I found this to be too much overhead, but it is probably necessary when you are developing, say, a mobile application. You will have to write some sort of software to make it possible to try your in-progress code on your personal phone. You will probably want to be able to share links with coworkers. I generally like to push changes to production multiple times a day, and make sure that clients can handle a newer server and still work correctly. This way, as soon as a build passes tests, you can start giving it, say 0.1% of production traffic and keep an eye on the error rates, and promote that to production as quickly as possible. The biggest problem I've run into with this strategy is that 0.1% of Google's traffic is way more than enough for a good canary, but at other places I've worked... 0.1% of traffic might be one request over several days. In that case, you have to have staging and manually bug people to try it out. Sometimes I wonder if that kind of software is worth writing at all, to be perfectly honest. If you get one request a day, maybe just make it open a support ticket, and hire 2 support engineers instead of one software engineer. But I digress ;)

Tangentially:

I've seen several blog posts from Google about using fakes and 'hermetic servers' for testing.

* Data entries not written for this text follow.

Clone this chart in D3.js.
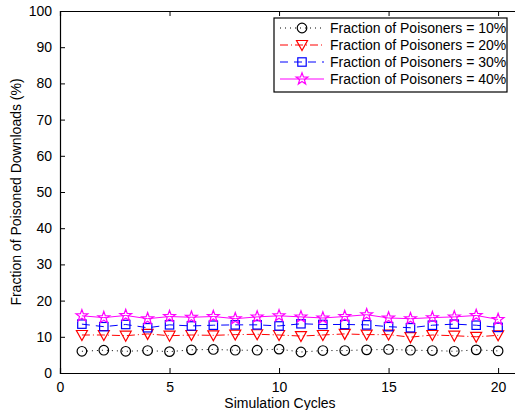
<!DOCTYPE html>
<html lang="en">
<head>
<meta charset="UTF-8">
<title>Fraction of Poisoned Downloads</title>
<style>
  body { margin: 0; background: #fff; }
  svg { display: block; font-family: "Liberation Sans", Arial, sans-serif; }
  .axis path, .axis line { stroke: #000; }
  .axis text { font-size: 14px; fill: #000; }
</style>
</head>
<body>
<svg id="chart"></svg>
<script src="https://cdnjs.cloudflare.com/ajax/libs/d3/7.8.5/d3.min.js"></script>
<script>
var cycles = d3.range(1, 21);
var xTicks = [0, 5, 10, 15, 20];
var yTicks = [0, 10, 20, 30, 40, 50, 60, 70, 80, 90, 100];

var p10 = [6.0, 6.3, 6.0, 6.2, 5.9, 6.4, 6.5, 6.3, 6.3, 6.6, 5.8, 6.2, 6.2, 6.4, 6.5, 6.3, 6.2, 6.0, 6.4, 6.1];
var p20 = [10.5, 10.5, 10.3, 10.8, 10.3, 10.5, 10.4, 10.6, 10.7, 10.5, 10.2, 10.5, 10.8, 10.6, 10.6, 9.9, 10.5, 10.3, 10.0, 10.4];
var p30 = [13.5, 12.8, 13.4, 12.5, 13.3, 13.0, 13.2, 13.3, 13.3, 13.0, 13.6, 13.4, 13.4, 13.3, 12.8, 12.5, 13.2, 13.5, 13.2, 12.6];
var p40 = [15.8, 15.3, 15.9, 15.0, 15.6, 15.4, 15.6, 15.0, 15.5, 15.8, 15.5, 15.2, 15.6, 16.1, 15.2, 15.0, 15.3, 15.5, 15.9, 14.8];

var labels = ["Fraction of Poisoners = 10%", "Fraction of Poisoners = 20%",
              "Fraction of Poisoners = 30%", "Fraction of Poisoners = 40%"];

var width = 515, height = 410;
var margin = { left: 60, top: 11, right: 520, bottom: 373 };

var svg = d3.select("#chart").attr("width", width).attr("height", height);

var x = d3.scaleLinear().domain([0, 21]).range([margin.left, margin.right]);
var y = d3.scaleLinear().domain([0, 100]).range([margin.bottom, margin.top]);

// series styling
var series = [
  { values: p10, color: "#000", dash: "1,4", marker: "circle" },
  { values: p20, color: "#ff0000", dash: "8,3,1,3", marker: "tri" },
  { values: p30, color: "#0000ff", dash: "8,6", marker: "square" },
  { values: p40, color: "#ff00ff", dash: null, marker: "star" }
];

function drawMarker(g, type, color) {
  if (type == "circle") {
    g.append("circle").attr("r", 4.8).attr("fill", "none").attr("stroke", color).attr("stroke-width", 1.2);
  } else if (type == "tri") {
    g.append("path").attr("d", "M-5.5,-4.5L5.5,-4.5L0,5.5Z").attr("fill", "none").attr("stroke", color).attr("stroke-width", 1.2);
  } else if (type == "square") {
    g.append("rect").attr("x", -4.2).attr("y", -4.2).attr("width", 8.4).attr("height", 8.4)
      .attr("fill", "none").attr("stroke", color).attr("stroke-width", 1.2);
  } else {
    var pts = [];
    for (var i = 0; i < 10; i++) {
      var r = i % 2 ? 2.5 : 6.2, a = -Math.PI / 2 + i * Math.PI / 5;
      pts.push([r * Math.cos(a), r * Math.sin(a)]);
    }
    g.append("path").attr("d", "M" + pts.join("L") + "Z").attr("fill", "none").attr("stroke", color).attr("stroke-width", 1.2);
  }
}

var plot = svg.append("g");

var line = d3.line().x(function(d, i) { return x(cycles[i]); }).y(function(d) { return y(d); });

series.forEach(function(s) {
  plot.append("path")
    .datum(s.values)
    .attr("d", line)
    .attr("fill", "none")
    .attr("stroke", s.color)
    .attr("stroke-width", 1)
    .attr("stroke-dasharray", s.dash);
  s.values.forEach(function(v, i) {
    var g = plot.append("g").attr("transform", "translate(" + x(cycles[i]) + "," + y(v) + ")");
    drawMarker(g, s.marker, s.color);
  });
});

// axes, matlab style: inward ticks, box on
svg.append("g").attr("class", "axis")
  .attr("transform", "translate(0," + margin.bottom + ")")
  .call(d3.axisBottom(x).tickValues(xTicks).tickSize(-5).tickPadding(9).tickFormat(d3.format("d")));
svg.append("g").attr("class", "axis")
  .attr("transform", "translate(0," + margin.top + ")")
  .call(d3.axisTop(x).tickValues(xTicks).tickSize(-5).tickFormat(""));
svg.append("g").attr("class", "axis")
  .attr("transform", "translate(" + margin.left + ",0)")
  .call(d3.axisLeft(y).tickValues(yTicks).tickSize(-5).tickPadding(8).tickFormat(d3.format("d")));
svg.selectAll(".axis path.domain").attr("stroke-width", 1.2);

svg.append("text")
  .attr("x", 280).attr("y", 408)
  .attr("text-anchor", "middle")
  .style("font-size", "14px")
  .text("Simulation Cycles");

svg.append("text")
  .attr("transform", "translate(21," + ((margin.top + margin.bottom) / 2) + ") rotate(-90)")
  .attr("text-anchor", "middle")
  .style("font-size", "14px")
  .text("Fraction of Poisoned Downloads (%)");

// legend
var lg = svg.append("g").attr("transform", "translate(274,18)");
lg.append("rect").attr("width", 233).attr("height", 74)
  .attr("fill", "#fff").attr("stroke", "#000").attr("stroke-width", 1.2);
series.forEach(function(s, i) {
  var row = lg.append("g").attr("transform", "translate(0," + (10 + i * 17) + ")");
  row.append("line").attr("x1", 6).attr("x2", 50)
    .attr("stroke", s.color).attr("stroke-dasharray", s.dash);
  var m = row.append("g").attr("transform", "translate(28,0)");
  drawMarker(m, s.marker, s.color);
  row.append("text").attr("x", 56).attr("y", 5)
    .style("font-size", "14px")
    .text(labels[i]);
});
</script>
</body>
</html>
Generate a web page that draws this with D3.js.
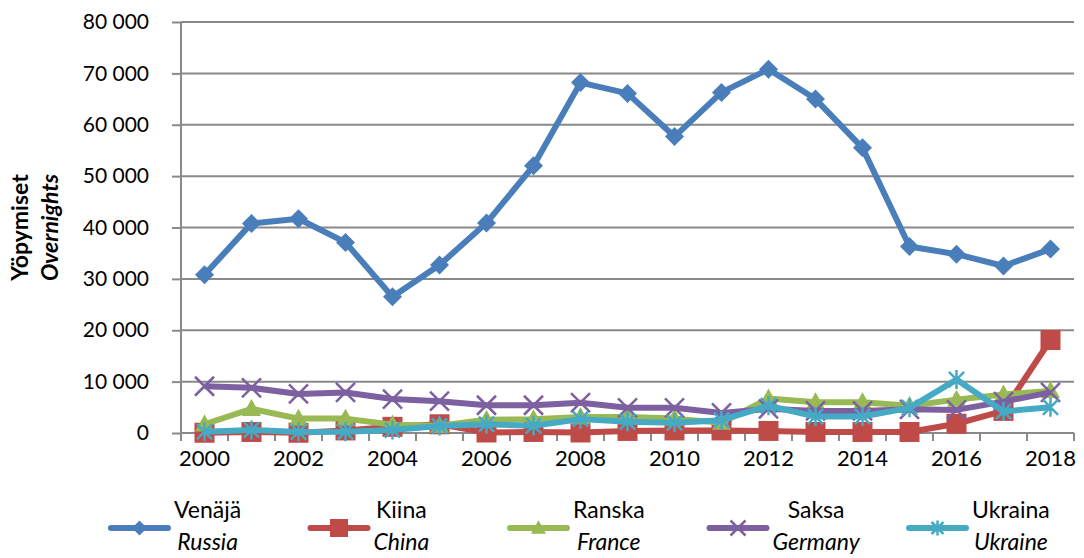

We use GCP for our product, and unfortunately, Google doesn't seem to care much about making this easy. For example, I think I saw only one or two languages for which the Google Storage client libraries provided "fakes" of a Google Storage server. For PubSub (and maybe one or two other services?) there is the PubSub Emulator, which is unfortunately in Java and isn't supported by any of the CLI tools.

For all their love of fakes and hermetic servers, it would be awesome if they provided them for all the GCP services.

Wow, thanks for the detailed reply. You mentioned a couple of implementations that I hadn't thought about. But I guess the short version would be, as so often: testing systems is hard, and there's no one-fits-all solution.